02/03/2022: President Recep Tayyip Erdoğan visits Ukraine – Liliia Kuzyk –
On February 3, Turkish President Recep Tayyip Erdoğan visited Ukraine on an official visit. On the same date, 30 years ago, diplomatic relations were established between Turkey and Ukraine. Prior to his departure, the Turkish President proposed to mediate the conflict between Kyiv and Moscow by urging both sides to exercise restraint and remain in dialogue to maintain peace in the region. He also said that the crisis must be resolved under international law. He confirmed that following his visit to Ukraine, Vladimir Putin would visit him in Turkey, allowing him to meet with both parties.
President Recep Tayyip Erdoğan confirmed Turkey’s support for the sovereignty and territorial integrity of Ukraine, including Crimea where Turkey pays particular attention to the situation of the Tatars. The subject of the Crimean Tatars is one of the main elements of bilateral relations with Ukraine and has been placed on the agenda.

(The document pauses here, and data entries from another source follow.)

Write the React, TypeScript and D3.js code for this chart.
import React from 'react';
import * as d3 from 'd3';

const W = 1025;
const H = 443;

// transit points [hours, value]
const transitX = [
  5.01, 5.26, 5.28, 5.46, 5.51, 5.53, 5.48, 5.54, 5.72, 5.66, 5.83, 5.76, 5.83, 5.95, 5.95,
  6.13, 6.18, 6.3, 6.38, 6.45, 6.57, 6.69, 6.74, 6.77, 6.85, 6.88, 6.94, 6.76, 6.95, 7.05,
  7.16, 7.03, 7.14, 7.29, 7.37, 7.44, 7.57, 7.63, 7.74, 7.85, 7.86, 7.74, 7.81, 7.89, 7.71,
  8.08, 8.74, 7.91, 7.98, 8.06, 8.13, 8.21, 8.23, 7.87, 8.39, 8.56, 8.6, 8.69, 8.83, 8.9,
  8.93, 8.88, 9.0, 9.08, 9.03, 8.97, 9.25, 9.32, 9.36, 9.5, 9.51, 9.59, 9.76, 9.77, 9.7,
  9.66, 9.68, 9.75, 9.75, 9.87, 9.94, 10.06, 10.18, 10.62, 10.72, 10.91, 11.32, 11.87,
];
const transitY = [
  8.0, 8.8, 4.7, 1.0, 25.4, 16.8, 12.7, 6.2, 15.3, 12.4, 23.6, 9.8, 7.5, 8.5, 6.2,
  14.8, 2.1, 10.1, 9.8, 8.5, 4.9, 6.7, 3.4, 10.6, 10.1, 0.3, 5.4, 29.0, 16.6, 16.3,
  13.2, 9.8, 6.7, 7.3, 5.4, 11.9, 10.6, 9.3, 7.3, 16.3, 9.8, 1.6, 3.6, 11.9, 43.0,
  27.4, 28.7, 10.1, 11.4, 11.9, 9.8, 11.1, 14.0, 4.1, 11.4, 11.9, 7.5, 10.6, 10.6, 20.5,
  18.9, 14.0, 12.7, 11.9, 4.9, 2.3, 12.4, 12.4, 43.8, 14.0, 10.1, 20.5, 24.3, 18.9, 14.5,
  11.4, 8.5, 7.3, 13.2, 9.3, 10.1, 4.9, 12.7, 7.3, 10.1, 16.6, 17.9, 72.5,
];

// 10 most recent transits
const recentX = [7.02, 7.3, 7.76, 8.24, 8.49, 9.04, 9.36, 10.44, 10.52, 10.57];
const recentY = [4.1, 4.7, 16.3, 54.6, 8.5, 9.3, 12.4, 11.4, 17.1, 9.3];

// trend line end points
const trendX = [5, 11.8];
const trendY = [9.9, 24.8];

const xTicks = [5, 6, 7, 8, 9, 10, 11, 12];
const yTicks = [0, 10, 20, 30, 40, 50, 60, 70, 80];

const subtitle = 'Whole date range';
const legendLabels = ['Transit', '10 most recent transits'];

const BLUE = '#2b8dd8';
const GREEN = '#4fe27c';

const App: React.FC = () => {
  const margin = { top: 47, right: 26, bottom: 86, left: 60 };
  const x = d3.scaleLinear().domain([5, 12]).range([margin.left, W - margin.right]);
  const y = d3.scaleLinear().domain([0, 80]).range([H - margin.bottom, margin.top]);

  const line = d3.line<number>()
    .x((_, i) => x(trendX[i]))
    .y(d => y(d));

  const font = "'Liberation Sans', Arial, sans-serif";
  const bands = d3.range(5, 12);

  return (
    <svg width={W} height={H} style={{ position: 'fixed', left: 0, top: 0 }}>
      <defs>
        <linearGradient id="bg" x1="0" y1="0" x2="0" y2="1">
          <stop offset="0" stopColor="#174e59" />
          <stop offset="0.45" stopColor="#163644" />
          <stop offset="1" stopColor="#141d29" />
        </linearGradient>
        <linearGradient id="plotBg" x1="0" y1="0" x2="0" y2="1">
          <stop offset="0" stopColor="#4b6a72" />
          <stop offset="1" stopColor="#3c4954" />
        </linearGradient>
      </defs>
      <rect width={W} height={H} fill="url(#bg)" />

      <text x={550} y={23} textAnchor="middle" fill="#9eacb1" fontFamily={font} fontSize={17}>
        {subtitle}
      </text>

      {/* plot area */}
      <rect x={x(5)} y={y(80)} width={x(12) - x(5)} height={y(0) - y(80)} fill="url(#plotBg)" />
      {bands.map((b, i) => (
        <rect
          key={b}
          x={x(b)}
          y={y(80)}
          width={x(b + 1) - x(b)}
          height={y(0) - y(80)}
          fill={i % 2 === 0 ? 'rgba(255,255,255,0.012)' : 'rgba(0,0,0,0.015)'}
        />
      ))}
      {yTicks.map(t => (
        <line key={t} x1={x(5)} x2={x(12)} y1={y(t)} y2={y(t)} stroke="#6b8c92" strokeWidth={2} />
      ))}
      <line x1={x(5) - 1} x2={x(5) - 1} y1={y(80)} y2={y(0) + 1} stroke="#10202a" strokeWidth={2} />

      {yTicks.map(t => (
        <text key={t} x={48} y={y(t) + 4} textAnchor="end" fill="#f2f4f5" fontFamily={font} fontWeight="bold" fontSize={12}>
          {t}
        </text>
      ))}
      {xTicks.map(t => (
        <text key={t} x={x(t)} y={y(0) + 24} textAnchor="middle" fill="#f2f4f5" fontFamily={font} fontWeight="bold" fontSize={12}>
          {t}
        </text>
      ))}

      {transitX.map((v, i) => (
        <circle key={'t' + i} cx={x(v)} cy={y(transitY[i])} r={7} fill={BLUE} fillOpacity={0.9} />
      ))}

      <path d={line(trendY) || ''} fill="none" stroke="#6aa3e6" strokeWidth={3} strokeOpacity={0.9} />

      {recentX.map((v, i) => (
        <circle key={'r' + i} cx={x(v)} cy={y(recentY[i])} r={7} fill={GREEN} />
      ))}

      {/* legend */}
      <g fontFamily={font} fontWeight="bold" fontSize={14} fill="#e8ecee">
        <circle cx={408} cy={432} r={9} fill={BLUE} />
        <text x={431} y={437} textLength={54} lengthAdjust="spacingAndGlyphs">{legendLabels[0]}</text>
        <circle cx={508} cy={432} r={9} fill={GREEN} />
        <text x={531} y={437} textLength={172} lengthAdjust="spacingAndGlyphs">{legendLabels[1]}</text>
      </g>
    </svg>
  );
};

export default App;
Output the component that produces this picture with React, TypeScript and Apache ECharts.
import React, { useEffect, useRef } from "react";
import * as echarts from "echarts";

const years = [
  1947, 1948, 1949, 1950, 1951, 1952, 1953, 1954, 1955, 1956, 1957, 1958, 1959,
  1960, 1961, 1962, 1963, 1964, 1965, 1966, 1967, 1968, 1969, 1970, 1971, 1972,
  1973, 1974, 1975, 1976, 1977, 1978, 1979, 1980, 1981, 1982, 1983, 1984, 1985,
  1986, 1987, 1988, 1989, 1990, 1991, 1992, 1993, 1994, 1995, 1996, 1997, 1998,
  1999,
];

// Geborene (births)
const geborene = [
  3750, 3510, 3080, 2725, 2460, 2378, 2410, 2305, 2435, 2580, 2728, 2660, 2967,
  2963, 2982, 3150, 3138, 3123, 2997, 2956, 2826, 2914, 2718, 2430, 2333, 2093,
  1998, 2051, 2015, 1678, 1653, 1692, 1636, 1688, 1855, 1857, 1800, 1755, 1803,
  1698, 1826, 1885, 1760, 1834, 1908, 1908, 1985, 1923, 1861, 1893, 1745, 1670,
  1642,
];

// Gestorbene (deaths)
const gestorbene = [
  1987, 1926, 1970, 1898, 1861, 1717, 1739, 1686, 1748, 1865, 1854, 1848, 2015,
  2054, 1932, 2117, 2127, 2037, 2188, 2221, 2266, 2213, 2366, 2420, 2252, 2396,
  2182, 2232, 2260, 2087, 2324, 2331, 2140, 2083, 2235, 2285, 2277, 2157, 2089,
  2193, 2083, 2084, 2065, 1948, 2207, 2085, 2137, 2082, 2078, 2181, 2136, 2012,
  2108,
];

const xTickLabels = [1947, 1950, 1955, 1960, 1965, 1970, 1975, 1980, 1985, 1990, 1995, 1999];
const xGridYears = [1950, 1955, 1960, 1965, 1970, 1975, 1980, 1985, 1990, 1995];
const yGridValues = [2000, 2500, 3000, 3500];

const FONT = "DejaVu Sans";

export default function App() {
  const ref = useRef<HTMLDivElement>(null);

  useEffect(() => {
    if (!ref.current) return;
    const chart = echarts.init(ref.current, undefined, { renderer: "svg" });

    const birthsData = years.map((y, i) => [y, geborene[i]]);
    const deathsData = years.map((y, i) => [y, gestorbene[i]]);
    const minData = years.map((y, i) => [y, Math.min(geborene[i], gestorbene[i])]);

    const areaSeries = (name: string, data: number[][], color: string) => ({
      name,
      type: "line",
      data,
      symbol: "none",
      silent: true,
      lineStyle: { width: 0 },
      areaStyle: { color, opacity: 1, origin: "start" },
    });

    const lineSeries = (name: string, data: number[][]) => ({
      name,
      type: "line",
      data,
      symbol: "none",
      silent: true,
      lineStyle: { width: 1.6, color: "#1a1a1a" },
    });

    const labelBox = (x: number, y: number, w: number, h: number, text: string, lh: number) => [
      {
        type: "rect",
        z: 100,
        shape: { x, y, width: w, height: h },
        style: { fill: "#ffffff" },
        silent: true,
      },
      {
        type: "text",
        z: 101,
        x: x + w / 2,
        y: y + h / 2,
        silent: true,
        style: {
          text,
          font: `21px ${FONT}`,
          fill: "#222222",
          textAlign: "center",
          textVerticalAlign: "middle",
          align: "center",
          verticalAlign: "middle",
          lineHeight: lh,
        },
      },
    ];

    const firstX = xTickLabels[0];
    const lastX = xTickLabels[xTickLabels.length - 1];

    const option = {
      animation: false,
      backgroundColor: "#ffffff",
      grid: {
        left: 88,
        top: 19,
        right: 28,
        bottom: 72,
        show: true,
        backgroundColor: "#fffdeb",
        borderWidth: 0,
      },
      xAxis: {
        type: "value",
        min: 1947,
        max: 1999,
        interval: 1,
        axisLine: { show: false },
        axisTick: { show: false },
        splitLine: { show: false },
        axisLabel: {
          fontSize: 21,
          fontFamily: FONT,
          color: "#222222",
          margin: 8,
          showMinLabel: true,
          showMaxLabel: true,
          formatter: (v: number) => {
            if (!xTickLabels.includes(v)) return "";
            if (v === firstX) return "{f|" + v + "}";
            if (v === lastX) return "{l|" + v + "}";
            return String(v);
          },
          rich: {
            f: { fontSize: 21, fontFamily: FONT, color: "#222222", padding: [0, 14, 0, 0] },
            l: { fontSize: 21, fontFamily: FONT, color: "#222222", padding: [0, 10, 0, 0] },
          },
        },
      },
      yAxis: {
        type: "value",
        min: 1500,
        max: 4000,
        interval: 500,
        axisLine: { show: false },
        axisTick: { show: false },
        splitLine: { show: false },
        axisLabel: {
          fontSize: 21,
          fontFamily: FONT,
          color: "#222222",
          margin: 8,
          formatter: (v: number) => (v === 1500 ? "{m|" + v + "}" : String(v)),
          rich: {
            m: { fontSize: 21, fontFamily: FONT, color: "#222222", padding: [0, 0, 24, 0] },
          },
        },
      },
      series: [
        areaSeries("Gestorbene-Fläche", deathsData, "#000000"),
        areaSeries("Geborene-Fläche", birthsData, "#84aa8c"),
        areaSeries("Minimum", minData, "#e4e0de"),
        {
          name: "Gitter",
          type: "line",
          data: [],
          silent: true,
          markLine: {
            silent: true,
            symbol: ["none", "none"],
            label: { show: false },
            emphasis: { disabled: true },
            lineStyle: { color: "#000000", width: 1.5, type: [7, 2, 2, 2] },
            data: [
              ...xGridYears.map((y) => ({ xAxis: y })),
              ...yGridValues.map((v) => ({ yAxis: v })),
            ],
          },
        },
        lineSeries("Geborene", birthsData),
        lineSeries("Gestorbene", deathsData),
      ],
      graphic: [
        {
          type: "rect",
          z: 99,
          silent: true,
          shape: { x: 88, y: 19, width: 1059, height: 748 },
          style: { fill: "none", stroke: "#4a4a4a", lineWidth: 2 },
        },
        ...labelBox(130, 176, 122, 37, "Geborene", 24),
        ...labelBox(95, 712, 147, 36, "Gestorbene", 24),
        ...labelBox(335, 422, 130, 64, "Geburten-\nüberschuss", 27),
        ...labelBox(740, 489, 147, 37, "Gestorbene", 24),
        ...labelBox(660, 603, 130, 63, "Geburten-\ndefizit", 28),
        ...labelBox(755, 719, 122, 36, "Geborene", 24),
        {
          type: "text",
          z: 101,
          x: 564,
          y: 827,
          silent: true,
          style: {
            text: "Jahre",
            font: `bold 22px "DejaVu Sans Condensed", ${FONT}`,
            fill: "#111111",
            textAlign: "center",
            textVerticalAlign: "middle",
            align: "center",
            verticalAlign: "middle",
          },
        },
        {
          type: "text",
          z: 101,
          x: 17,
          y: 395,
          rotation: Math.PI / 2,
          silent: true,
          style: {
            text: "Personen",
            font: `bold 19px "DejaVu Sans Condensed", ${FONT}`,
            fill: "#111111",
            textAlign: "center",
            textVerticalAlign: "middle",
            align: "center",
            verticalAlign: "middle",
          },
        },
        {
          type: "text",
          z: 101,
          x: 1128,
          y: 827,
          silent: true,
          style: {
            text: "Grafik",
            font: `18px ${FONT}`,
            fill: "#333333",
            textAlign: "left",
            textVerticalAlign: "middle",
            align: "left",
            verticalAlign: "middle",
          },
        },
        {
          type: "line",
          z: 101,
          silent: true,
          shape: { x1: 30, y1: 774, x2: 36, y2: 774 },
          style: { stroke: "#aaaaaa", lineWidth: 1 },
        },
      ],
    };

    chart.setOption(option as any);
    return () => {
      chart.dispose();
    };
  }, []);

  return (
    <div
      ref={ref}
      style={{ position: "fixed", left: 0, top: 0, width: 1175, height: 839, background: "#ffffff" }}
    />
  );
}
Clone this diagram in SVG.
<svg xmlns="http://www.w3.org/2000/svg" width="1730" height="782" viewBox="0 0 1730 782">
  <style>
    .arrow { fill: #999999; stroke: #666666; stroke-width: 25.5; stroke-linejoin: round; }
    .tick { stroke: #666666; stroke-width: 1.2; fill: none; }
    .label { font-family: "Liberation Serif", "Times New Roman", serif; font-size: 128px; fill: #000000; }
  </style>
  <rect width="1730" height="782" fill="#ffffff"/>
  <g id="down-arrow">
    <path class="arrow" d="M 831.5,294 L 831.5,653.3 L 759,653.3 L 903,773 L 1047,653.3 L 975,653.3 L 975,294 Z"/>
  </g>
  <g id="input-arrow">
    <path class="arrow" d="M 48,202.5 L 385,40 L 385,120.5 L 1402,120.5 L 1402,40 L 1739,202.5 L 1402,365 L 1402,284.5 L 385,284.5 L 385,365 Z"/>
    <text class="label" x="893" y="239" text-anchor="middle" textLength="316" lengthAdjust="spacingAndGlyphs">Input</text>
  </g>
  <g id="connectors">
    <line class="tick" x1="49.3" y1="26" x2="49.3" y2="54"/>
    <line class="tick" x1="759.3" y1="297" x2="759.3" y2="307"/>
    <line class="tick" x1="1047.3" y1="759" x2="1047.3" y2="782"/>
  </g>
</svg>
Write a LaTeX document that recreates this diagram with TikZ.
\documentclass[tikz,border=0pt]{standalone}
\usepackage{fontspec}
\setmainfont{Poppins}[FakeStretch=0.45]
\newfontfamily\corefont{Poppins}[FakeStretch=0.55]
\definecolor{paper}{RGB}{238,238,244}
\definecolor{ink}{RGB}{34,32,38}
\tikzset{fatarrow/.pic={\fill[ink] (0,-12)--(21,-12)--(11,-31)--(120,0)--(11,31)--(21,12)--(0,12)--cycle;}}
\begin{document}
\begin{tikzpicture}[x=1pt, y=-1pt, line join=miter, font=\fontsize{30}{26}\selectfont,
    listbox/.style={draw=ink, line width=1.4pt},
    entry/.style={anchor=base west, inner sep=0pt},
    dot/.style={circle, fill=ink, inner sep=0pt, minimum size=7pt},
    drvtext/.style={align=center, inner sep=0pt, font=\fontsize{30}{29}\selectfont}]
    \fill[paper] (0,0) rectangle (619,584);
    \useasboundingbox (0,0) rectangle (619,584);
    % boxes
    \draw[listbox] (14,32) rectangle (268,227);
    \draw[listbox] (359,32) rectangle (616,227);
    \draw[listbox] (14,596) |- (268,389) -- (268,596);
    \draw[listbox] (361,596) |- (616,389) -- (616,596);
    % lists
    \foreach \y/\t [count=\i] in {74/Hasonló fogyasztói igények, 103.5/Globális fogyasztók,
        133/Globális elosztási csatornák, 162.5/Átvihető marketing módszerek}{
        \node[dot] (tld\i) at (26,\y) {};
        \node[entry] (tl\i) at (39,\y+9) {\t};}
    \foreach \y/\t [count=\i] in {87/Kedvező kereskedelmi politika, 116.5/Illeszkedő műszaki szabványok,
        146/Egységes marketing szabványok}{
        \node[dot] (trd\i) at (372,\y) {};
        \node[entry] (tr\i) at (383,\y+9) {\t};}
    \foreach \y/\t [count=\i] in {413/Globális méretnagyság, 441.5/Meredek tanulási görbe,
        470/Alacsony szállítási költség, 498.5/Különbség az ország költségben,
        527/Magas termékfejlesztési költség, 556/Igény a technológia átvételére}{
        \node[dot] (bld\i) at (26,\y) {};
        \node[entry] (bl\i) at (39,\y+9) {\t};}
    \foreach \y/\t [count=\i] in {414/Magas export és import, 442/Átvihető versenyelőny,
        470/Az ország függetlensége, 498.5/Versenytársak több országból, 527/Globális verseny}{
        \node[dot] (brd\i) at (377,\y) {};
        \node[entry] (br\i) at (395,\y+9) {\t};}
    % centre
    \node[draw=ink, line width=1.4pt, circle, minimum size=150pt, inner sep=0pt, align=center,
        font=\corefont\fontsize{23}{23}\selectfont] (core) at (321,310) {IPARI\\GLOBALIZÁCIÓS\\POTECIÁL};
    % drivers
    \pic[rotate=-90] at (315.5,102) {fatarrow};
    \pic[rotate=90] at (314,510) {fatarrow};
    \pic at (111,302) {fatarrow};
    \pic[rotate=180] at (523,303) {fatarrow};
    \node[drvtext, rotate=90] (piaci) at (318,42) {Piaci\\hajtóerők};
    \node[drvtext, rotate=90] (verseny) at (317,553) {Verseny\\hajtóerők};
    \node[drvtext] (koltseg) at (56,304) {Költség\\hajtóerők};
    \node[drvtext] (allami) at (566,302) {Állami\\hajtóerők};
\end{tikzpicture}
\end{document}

Turkey is positioning itself in this matter as a member of NATO for which it wishes to assume responsibility, which was affirmed by the Turkish Defence Minister, Hulusi Akar, and the visit of the Turkish President follows that of other leaders of NATO member countries, Britain, Poland and the Netherlands. All the more so since Turkey has recalled its strategic role with NATO and the parties to the conflict, being a co-signatory of the Montreux Convention of 1936 which regulates the circulation to and on the Black Sea through the straits of Dardanelles and Bosporus, in times of peace and in times of war, and limits its use for non-riparian states. Turkey has the geostrategic advantage, which in fact makes it an important interlocutor in the conflict between Ukraine and Russia. It was on the basis of this convention that the United States had renounced the deployment of two warships in April 2021.
Turkey, however, opposed the implementation of sanctions proposed by other NATO member countries against Russia in the event of a Russian military incursion into Ukraine, while Moscow and Minsk continue to assert that troop deployments pose no danger to Ukraine and Western countries, and consist only of exercises limited to their own territories. A Turkish official, under cover of anonymity, told Reuters that “Turkey’s approach is not to choose a side or to oppose a country in tensions”.
Following the meeting, the presidents of Ukraine and Turkey, Volodymyr Zelensky and Recep Tayyip Erdoğan, signed an agreement for a free trade area between the two states, as well as for cooperation in the fields of education and industry. One of the goals is to raise the volume of their trade to $10 billion, said the Turkish president. In addition, a cooperation agreement in the fields of high technology, aviation and space has been signed between the two States, which should give new impetus to Turkish-Ukrainian cooperation in development, the production and operation of the Bayraktar category drone. The Minister of Defence of Ukraine, Oleksii Reznikov, said that “[Bayractars] will be produced in Ukraine. As a result, a training centre will be created to train military personnel in the management of these drones of different categories.” He recalls that on the basis of “the decision of the Turkish company that produces the Bayraktars, the next generation of these engines will be produced by the Ukrainian aircraft engine manufacturer Motor Sich”.